For Christians, learning to the read the New Testament in its proper historical context, as has become the standard in scholarship, can help increase aware of the negative biblical interpretation on which Christian anti-Judaism was historically based. Ideally, every Christian seminary in the world would insist that its students learn to recognize and avoid anti-Judaism, but unfortunately that is not realistic.
Gordon: What can we do to combat antisemitism?
Rabbi David: There are no easy solutions there. Insisting that social media platforms do a much better job of controlling hate speech of all kinds is one place to start. The Jewish community needs allies, both on the personal, local level and at the highest institutional level to stand in solidarity when Jews are attacked. And of course education, both specifically focused on learning, and when possible meeting, Jews and more broadly focused on appreciating and valuing diversity in all its forms.
Gordon: Thank you for a great and incisive interview.
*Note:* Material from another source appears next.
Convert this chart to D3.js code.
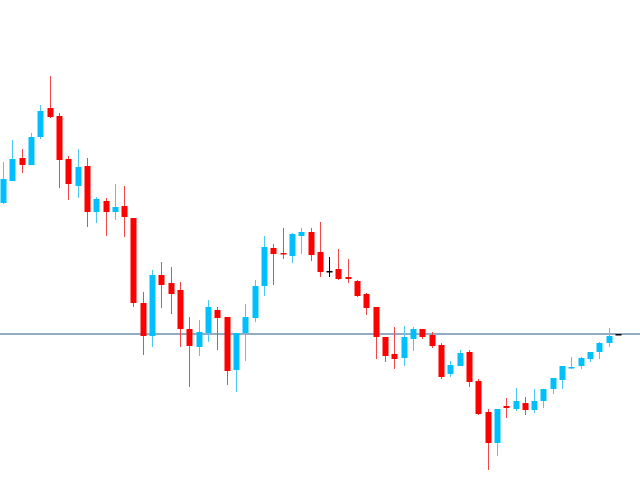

Rabbi David Fox Sandmel, Ph.D. is chair of the International Jewish Committee for Interreligious Relations,, the consortium of Jewish organizations that is the official Jewish dialogue partner of the Vatican, the World Council of Churches, and the Ecumenical Patriarch of the Orthodox churches. From 2014-2022 he served as Director Interreligious Engagement at ADL (Anti-Defamation League) and he continues to represent ADL at IJCIC. He held the Crown-Ryan Chair of Jewish Studies at the Catholic Theological Union in Chicago (2002-2014). He was the Jewish Scholar at the Institute for Christian & Jewish Studies in Baltimore (1998-2001) where he directed the publication of “Dabru Emet: A Jewish Statement on Christians and Christianity." He lectures and publishes issues in Jewish-Christian relations, Jewish-Muslim relations, and the foundations of Judaism and Christianity in antiquity. His commentary on First Thessalonians appears in the Jewish Annotated New Testament.